The Polish government is stigmatizing minorities. It’s time to take a stand

This week, next to the name of our newspaper, we have put the sentence: “There is no freedom without solidarity.” We used it for the first time when we were reclaiming freedom back in 1989. It expressed our joint efforts to build a new state based on principles of democracy, solidarity and community.

Now it returns to our front page because the times in which we live yet again require this same noble message and commitment.

We are asking for your solidarity with all those who, for the past four years, have been subjected to different forms of exclusion by the current Polish authorities.

Authoritarian power constantly requires new enemies. The current government of the ruling Law and Justice party has attacked many targets, almost always members of vulnerable minority communities. It has stirred up resentment against refugees, protesters, women defending their reproductive rights, “Soros-controlled organizations,” young doctors, people with disabilities, schoolteachers and their pupils, Germans, Ukrainians and Jews.

These groups are being publicly discredited. The authorities strive to deprive them of dignity and in many cases take away their livelihoods.

On July 20, blood was shed as several thousand extreme nationalists, encouraged by some bishops, priests and Law and Justice politicians, attacked the Equality March in Bialystok, throwing stones and bottles at the participants, spitting on them, hitting and kicking them. We saw nationalist marches in which bullies with flares and Celtic crosses attacked young girls, kicking them in the head. We saw allegedly pious Catholics screaming "f--- off,” and we heard church representatives thanking the same people for their “patriotic demeanor and defense of Catholic values.” We witnessed the prolonged indifference of prosecutors and police when it comes to pursuing the aggressors. We are thus convinced that there is no other choice today but to stand on the right side of this divide.

We stand with those who were violently attacked while participating in the Equality March as well as with the members of the LGBT+ community. We will always be with those who are abused and humiliated, as well as with those whose fundamental rights are being denied. Our newspaper, Gazeta Wyborcza, now returns to its original credo: “There is no freedom without solidarity.”

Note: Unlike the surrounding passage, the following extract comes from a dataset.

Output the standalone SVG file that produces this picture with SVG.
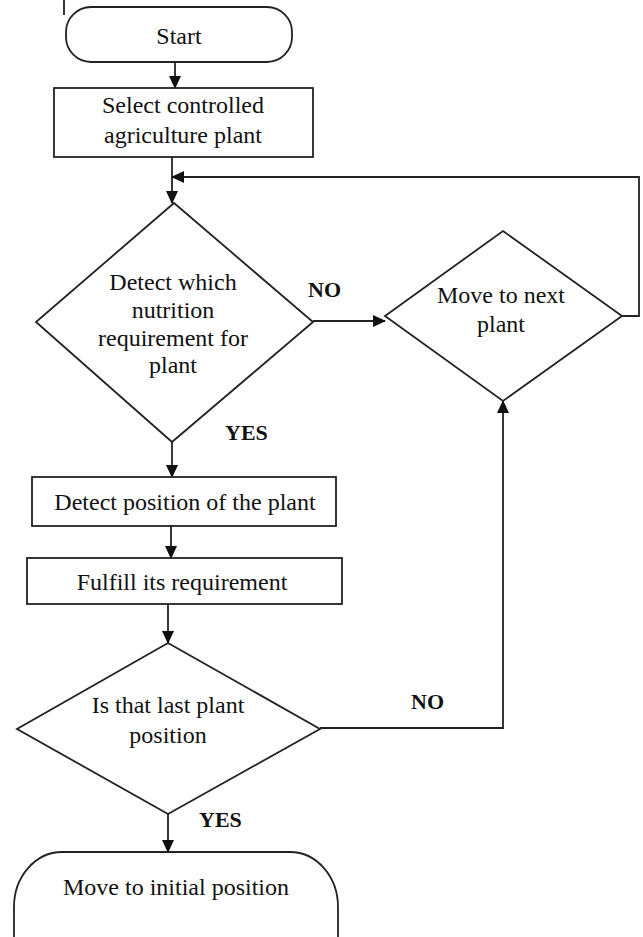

Today, the authoritarian power viciously attacks the LGBT+ community. Tomorrow it will find yet another scapegoat. As always, it will target some embattled minority, one that already suffers from exclusion and stigmatization. Supported by fanatics within the clergy, the authoritarian power prides itself in representing the majority, which it defines in terms of “healthy,” “heterosexual,” “Catholic,” “patriotic” and “authentic, regular Poles.” The historical analogies are chilling.

This situation brings to mind the darkest years of the 20th century. Once, people and shop windows in Europe were marked with a Star of David. Today, the Polish authorities are using the rainbow — a symbol of harmony, unity, community in diversity — to exclude and to stigmatize otherness.

We protest in the strongest terms. “There is no freedom without solidarity” expresses our newspaper’s stance of solidarity and unity with the growing number of excluded groups. Our entire editorial team, our 2.8 million readers of the print edition and the more than 8 million people reading us online are a community of people of solidarity. We have been on the side of freedom and solidarity since our newspaper’s beginning.

We need to show solidarity, or else no one will stand in protest when the authoritarian power comes after you, after me, after us. We need to stand with those who are beaten, not those who beat them.

Authoritarian states flourish not when bad people do bad things but when good people allow them.

Today we are asking fellow Poles and our friends abroad to join the movement of people of solidarity. Your position gives you the right to speak out loud when others are being hurt. We do not have an army to defend ourselves, but we have words that can help those who are being harassed. Your voice is valuable because it can open the eyes of those who still prefer to turn their heads and remain silent. Now is the time to call things by their names. Let us speak the truth about the situation of free Poles in their own country. Let us remember that there is no freedom without solidarity.

Jarosław Kurski is deputy editor-in-chief of the Polish newspaper Gazeta Wyborcza,” and Jerzy Wojcik is publisher of Gazeta Wyborcza.